*Written task*.
Below are entries; repeat exactly, and nothing else, the lines from the one holding "Give me the" through the one holding "const fw2 = [0.67, 0.78, 1.36, 1.87];", inclusive. Leave the pictures out.

*Task input*.
•••••
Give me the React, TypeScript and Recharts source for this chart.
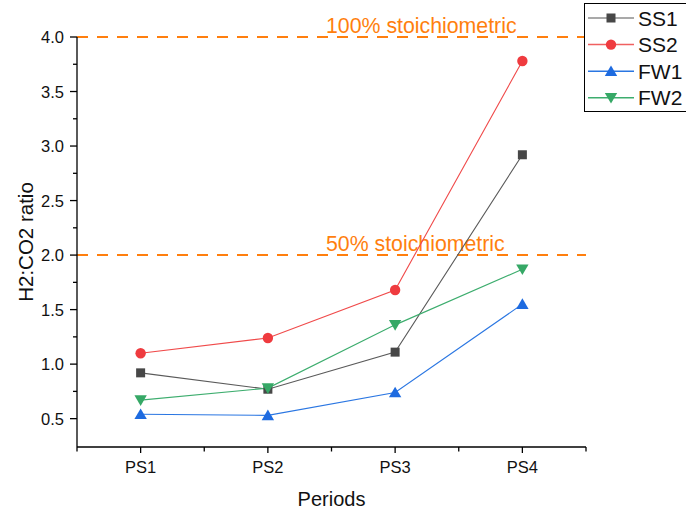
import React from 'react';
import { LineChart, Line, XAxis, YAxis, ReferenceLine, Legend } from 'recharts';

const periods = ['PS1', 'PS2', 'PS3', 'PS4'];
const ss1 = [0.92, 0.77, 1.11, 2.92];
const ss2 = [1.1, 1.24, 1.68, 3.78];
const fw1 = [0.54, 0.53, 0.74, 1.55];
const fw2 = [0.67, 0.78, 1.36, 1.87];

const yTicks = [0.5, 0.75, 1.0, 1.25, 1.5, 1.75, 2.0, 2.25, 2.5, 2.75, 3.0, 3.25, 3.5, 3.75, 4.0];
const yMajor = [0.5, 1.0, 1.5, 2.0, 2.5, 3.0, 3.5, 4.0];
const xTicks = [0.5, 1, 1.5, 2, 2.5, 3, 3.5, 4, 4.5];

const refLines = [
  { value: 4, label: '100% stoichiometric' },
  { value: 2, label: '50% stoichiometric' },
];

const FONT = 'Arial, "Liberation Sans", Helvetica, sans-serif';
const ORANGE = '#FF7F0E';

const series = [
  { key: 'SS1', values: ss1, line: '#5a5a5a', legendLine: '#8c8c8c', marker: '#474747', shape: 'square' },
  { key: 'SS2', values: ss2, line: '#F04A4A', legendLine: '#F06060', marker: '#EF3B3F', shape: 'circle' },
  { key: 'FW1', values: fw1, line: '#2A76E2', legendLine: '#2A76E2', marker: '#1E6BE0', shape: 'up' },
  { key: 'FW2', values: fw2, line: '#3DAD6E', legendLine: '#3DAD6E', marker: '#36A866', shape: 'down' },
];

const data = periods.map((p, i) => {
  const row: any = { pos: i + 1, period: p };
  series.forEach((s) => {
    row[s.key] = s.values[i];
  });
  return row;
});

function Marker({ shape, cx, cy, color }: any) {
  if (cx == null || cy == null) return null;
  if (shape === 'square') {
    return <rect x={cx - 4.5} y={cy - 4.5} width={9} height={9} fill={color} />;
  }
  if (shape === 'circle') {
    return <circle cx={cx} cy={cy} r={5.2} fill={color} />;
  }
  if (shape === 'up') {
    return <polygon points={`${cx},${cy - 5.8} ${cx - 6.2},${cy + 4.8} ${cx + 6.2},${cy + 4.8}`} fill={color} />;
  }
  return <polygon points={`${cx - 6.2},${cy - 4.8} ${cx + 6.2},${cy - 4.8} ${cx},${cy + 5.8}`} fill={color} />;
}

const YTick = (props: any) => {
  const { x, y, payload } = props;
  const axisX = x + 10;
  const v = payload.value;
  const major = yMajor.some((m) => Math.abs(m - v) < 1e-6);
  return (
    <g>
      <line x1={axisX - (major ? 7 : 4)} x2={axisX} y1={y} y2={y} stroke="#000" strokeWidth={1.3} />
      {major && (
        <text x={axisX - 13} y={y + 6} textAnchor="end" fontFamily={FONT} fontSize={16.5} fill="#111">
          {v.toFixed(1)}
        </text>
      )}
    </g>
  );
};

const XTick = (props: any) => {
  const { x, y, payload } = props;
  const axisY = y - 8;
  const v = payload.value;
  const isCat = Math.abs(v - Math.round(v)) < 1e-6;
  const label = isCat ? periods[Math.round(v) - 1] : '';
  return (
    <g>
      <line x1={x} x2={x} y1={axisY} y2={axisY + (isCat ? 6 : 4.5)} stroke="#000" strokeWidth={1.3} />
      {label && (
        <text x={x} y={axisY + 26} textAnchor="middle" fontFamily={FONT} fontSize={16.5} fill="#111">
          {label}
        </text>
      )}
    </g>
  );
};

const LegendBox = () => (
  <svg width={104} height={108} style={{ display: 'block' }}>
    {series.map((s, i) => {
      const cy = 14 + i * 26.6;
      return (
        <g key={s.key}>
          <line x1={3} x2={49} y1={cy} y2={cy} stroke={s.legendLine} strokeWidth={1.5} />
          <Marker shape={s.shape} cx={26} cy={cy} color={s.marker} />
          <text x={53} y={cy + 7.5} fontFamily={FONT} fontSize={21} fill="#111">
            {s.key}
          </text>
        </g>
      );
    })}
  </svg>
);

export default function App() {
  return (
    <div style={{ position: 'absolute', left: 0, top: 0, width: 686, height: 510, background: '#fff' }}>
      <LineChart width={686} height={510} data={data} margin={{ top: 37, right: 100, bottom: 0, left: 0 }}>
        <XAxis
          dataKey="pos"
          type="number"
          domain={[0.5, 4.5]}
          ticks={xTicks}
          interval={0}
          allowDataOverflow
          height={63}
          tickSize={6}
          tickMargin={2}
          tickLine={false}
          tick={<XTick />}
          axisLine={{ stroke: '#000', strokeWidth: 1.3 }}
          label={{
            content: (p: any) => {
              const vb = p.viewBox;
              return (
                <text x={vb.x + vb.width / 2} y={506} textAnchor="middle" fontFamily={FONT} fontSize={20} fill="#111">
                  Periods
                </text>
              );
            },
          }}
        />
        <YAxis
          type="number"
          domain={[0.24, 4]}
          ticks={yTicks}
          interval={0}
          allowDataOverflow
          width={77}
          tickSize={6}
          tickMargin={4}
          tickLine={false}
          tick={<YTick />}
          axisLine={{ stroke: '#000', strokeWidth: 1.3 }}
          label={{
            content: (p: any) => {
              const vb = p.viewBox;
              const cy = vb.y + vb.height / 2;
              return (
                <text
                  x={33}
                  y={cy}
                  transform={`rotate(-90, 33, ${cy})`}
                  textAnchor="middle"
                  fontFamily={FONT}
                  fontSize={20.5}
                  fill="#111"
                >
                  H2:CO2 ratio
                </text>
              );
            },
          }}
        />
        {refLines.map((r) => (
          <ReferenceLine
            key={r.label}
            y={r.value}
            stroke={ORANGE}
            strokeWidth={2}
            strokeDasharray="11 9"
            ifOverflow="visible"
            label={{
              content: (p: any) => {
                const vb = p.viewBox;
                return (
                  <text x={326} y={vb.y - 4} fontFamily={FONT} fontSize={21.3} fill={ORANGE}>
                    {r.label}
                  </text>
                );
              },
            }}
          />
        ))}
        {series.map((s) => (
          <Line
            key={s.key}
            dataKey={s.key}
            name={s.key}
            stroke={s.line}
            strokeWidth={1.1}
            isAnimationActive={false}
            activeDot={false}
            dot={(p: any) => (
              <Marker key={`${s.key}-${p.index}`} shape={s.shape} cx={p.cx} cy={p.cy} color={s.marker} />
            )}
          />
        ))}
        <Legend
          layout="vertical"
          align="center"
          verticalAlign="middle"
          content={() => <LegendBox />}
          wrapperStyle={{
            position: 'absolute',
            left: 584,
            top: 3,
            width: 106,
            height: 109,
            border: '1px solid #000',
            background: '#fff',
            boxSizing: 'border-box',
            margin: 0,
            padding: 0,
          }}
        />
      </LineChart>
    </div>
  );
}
•••••
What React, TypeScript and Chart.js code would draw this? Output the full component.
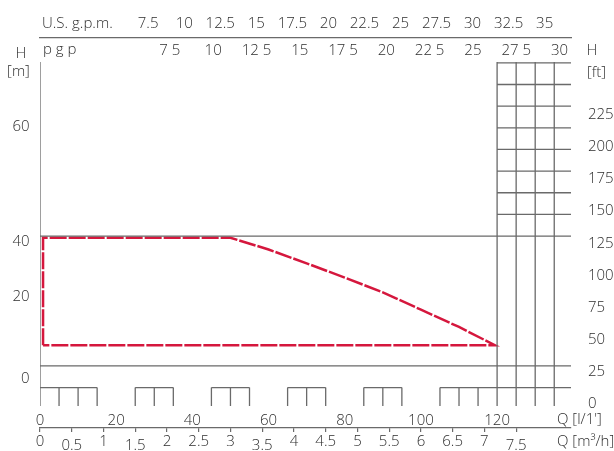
•••••
*Final answer*.
Give me the React, TypeScript and Recharts source for this chart.
import React from 'react';
import { LineChart, Line, XAxis, YAxis, ReferenceLine, Legend } from 'recharts';

const periods = ['PS1', 'PS2', 'PS3', 'PS4'];
const ss1 = [0.92, 0.77, 1.11, 2.92];
const ss2 = [1.1, 1.24, 1.68, 3.78];
const fw1 = [0.54, 0.53, 0.74, 1.55];
const fw2 = [0.67, 0.78, 1.36, 1.87];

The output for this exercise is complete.